Rumour has it that Southpaw was originally intended as a vehicle for rap megastar Eminem, which would account for the film’s brawling, bruising hip-hop dynamic. But if it’s true, it also explains why this is not just a testosterone-soaked tale of triumph through violence. True, it doesn’t flinch from the effects of boxing both short-term and long-term, but Southpaw isn’t an epic Raging Bull-style rise-and-fall story with blood and guts. Instead, it’s an intimate study of a man whose demons threaten to take away the most precious thing in his life: his daughter.
Still, it’s hard to imagine anyone but Jake Gyllenhaal not only fleshing out the role of Billy Hope but lifting such seasoned material to another level. In fact, without Gyllenhaal, it’s hard to imagine Southpaw being made at all. If we ignore some of the more glaringly awkward plot points we’re left with a pretty standard sports story, in which a once-proud champion must return to his humble roots and start again.
Surprisingly, Gyllenhaal never really nails the gritty Hell’s Kitchen street-kid aspect, mostly because he seems too smart and urbane to make some of the dimmer choices Billy makes, but his physical work is amazing. The fights, though flashily edited from multiple angles, are not just convincing in themselves, they sell and advance the storyline. When Billy is confident, the moves are broad, swift and assured, when he’s mentally disintegrating he becomes feral, unpredictable, wild, and in the final stretch, when he’s desperately trying to make his way back to the top, that’s when things get really interesting.
Billy Hope is so overpowering that most of the supporting players struggle to register.
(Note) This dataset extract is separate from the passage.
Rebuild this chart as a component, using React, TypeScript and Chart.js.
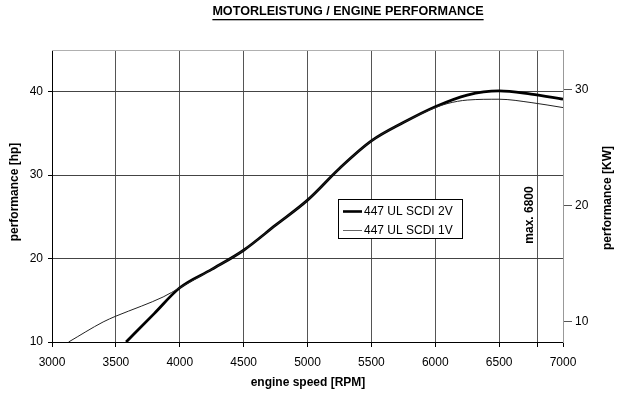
import React, { useEffect, useRef } from "react";
import { Chart, registerables } from "chart.js";

Chart.register(...registerables);

const chartTitle = "MOTORLEISTUNG / ENGINE PERFORMANCE";
const xTitle = "engine speed [RPM]";
const yLeftTitle = "performance [hp]";
const yRightTitle = "performance [KW]";
const maxLabel = "max. 6800";
const seriesNames = ["447 UL SCDI 2V", "447 UL SCDI 1V"];

const xTicks = [3000, 3500, 4000, 4500, 5000, 5500, 6000, 6500, 6800, 7000];
const xTickLabels = ["3000", "3500", "4000", "4500", "5000", "5500", "6000", "6500", "", "7000"];
const hpTicks = [10, 20, 30, 40];
const kwTicks = [10, 20, 30];

const rpm2V = [3580, 3800, 4000, 4250, 4500, 4750, 5000, 5250, 5500, 5750, 6000, 6250, 6500, 6750, 7000];
const hp2V = [10, 13.4, 16.5, 18.7, 21.0, 24.0, 27.0, 30.8, 34.1, 36.3, 38.2, 39.6, 40.1, 39.7, 39.1];

const rpm1V = [3130, 3400, 3500, 3700, 3870, 4000, 4250, 4500, 4750, 5000, 5250, 5500, 5750, 6000, 6100, 6250, 6500, 6750, 7000];
const hp1V = [10, 12.4, 13.1, 14.3, 15.4, 16.5, 18.7, 21.0, 24.0, 27.0, 30.8, 34.1, 36.3, 38.1, 38.6, 39.0, 39.1, 38.7, 38.1];

const FONT = "'Liberation Sans', Arial, sans-serif";

const overlay = {
  id: "overlay",
  afterDatasetsDraw(chart: any) {
    const ctx = chart.ctx;
    const a = chart.chartArea;
    const xs = chart.scales.x;
    ctx.save();
    // top border
    ctx.strokeStyle = "#b0b0b0";
    ctx.lineWidth = 1;
    ctx.beginPath();
    ctx.moveTo(a.left, Math.round(a.top) + 0.5);
    ctx.lineTo(a.right, Math.round(a.top) + 0.5);
    ctx.stroke();

    // title
    ctx.fillStyle = "#000";
    ctx.font = `bold 12.6px ${FONT}`;
    ctx.textAlign = "center";
    ctx.textBaseline = "middle";
    const tx = 348;
    const ty = 12;
    ctx.fillText(chartTitle, tx, ty);
    const tw = ctx.measureText(chartTitle).width;
    ctx.fillRect(tx - tw / 2, ty + 7, tw, 1.3);

    // axis titles
    ctx.font = `bold 12px ${FONT}`;
    ctx.fillText(xTitle, 308, 383);
    ctx.save();
    ctx.translate(15, 192);
    ctx.rotate(-Math.PI / 2);
    ctx.fillText(yLeftTitle, 0, 0);
    ctx.restore();
    ctx.save();
    ctx.translate(608, 198);
    ctx.rotate(-Math.PI / 2);
    ctx.fillText(yRightTitle, 0, 0);
    ctx.restore();

    // max label
    ctx.save();
    ctx.translate(xs.getPixelForValue(6800) - 8, 215);
    ctx.rotate(-Math.PI / 2);
    ctx.fillText(maxLabel, 0, 0);
    ctx.restore();

    // legend
    const lx = 338.5, ly = 199.5, lw = 124, lh = 39;
    ctx.fillStyle = "#fff";
    ctx.fillRect(lx, ly, lw, lh);
    ctx.strokeStyle = "#000";
    ctx.lineWidth = 1;
    ctx.strokeRect(lx, ly, lw, lh);
    ctx.strokeStyle = "#000";
    ctx.lineWidth = 2.6;
    ctx.beginPath();
    ctx.moveTo(343, 211.5);
    ctx.lineTo(362, 211.5);
    ctx.stroke();
    ctx.strokeStyle = "#666";
    ctx.lineWidth = 1;
    ctx.beginPath();
    ctx.moveTo(343, 230.5);
    ctx.lineTo(362, 230.5);
    ctx.stroke();
    ctx.fillStyle = "#000";
    ctx.font = `12px ${FONT}`;
    ctx.textAlign = "left";
    ctx.fillText(seriesNames[0], 364, 212);
    ctx.fillText(seriesNames[1], 364, 231);
    ctx.restore();
  },
};

export default function App() {
  const ref = useRef<HTMLCanvasElement | null>(null);
  useEffect(() => {
    if (!ref.current) return;
    const chart = new Chart(ref.current, {
      type: "line",
      data: {
        datasets: [
          {
            label: seriesNames[1],
            data: rpm1V.map((x, i) => ({ x, y: hp1V[i] })),
            borderColor: "#222",
            borderWidth: 1,
            pointRadius: 0,
            cubicInterpolationMode: "monotone",
            yAxisID: "y",
          },
          {
            label: seriesNames[0],
            data: rpm2V.map((x, i) => ({ x, y: hp2V[i] })),
            borderColor: "#000",
            borderWidth: 2.8,
            pointRadius: 0,
            cubicInterpolationMode: "monotone",
            yAxisID: "y",
          },
        ],
      },
      options: {
        responsive: false,
        animation: false,
        layout: { padding: { top: 50, left: 0, right: 0, bottom: 0 } },
        plugins: { legend: { display: false }, tooltip: { enabled: false }, title: { display: false } },
        scales: {
          x: {
            type: "linear",
            min: 3000,
            max: 7000,
            afterBuildTicks: (s: any) => {
              s.ticks = xTicks.map((v) => ({ value: v }));
            },
            afterFit: (s: any) => {
              s.height = 52;
            },
            ticks: {
              callback: (_v: any, i: number) => xTickLabels[i],
              font: { family: FONT, size: 12 },
              color: "#000",
              padding: 8,
              maxRotation: 0,
              autoSkip: false,
            },
            grid: {
              color: (c: any) => (c.tick && c.tick.value === 7000 ? "#999" : "#555"),
              lineWidth: 1,
              tickLength: 5,
              tickColor: "#000",
            },
            border: { color: "#000", width: 1 },
          },
          y: {
            type: "linear",
            position: "left",
            min: 10,
            max: 45,
            afterBuildTicks: (s: any) => {
              s.ticks = hpTicks.map((v) => ({ value: v }));
            },
            afterFit: (s: any) => {
              s.width = 52;
            },
            ticks: {
              font: { family: FONT, size: 12 },
              color: "#000",
              padding: 5,
            },
            grid: {
              color: "#444",
              lineWidth: 1,
              tickLength: 4,
              tickColor: "#000",
            },
            border: { color: "#000", width: 1 },
          },
          y1: {
            type: "linear",
            position: "right",
            min: 8.25,
            max: 33.42,
            afterBuildTicks: (s: any) => {
              s.ticks = kwTicks.map((v) => ({ value: v }));
            },
            afterFit: (s: any) => {
              s.width = 77;
            },
            ticks: {
              font: { family: FONT, size: 12 },
              color: "#000",
              padding: 3,
            },
            grid: {
              drawOnChartArea: false,
              tickLength: 9,
              tickColor: "#555",
            },
            border: { color: "#999", width: 1 },
          },
        },
      },
      plugins: [overlay],
    });
    return () => chart.destroy();
  }, []);
  return (
    <div style={{ position: "fixed", left: 0, top: 0, width: 640, height: 394, background: "#fff" }}>
      <canvas ref={ref} width={640} height={394} style={{ display: "block" }} />
    </div>
  );
}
Rachel McAdams gives his wife a flicker of depth, playing Maureen as a woman who, though concerned for his safety, perhaps enjoys Billy’s wealth that little bit too much. In the mentor role as world-weary trainer Titus ‘Tick’ Wills, Forest Whitaker wisely avoids cliché by turning things down a notch — a move also employed by Curtis ‘50 Cent’ Jackson as Billy’s unscrupulous manager, Jordan. After Gyllenhaal, Fiddy has the best character to work with: the slick éminence grise whose dedication to Billy doesn’t last long when the debt collectors call.
If Gyllenhaal hadn’t pulled it off, these flaws would seem much more heinous than they do. Instead, this stands as another terrific performance from an actor on a roll. Southpaw may not match up to the criminally underrated Nightcrawler, but what does? With its much more Academy-friendly themes of family and responsibility, this could finally be the film that bags him the Oscar.
Dont get too caught up in the all-too-familiar plot, just savour Jake Gyllenhaals powerhouse performance in a riches-to-rags-to-redemption sports movie that punches well above its weight.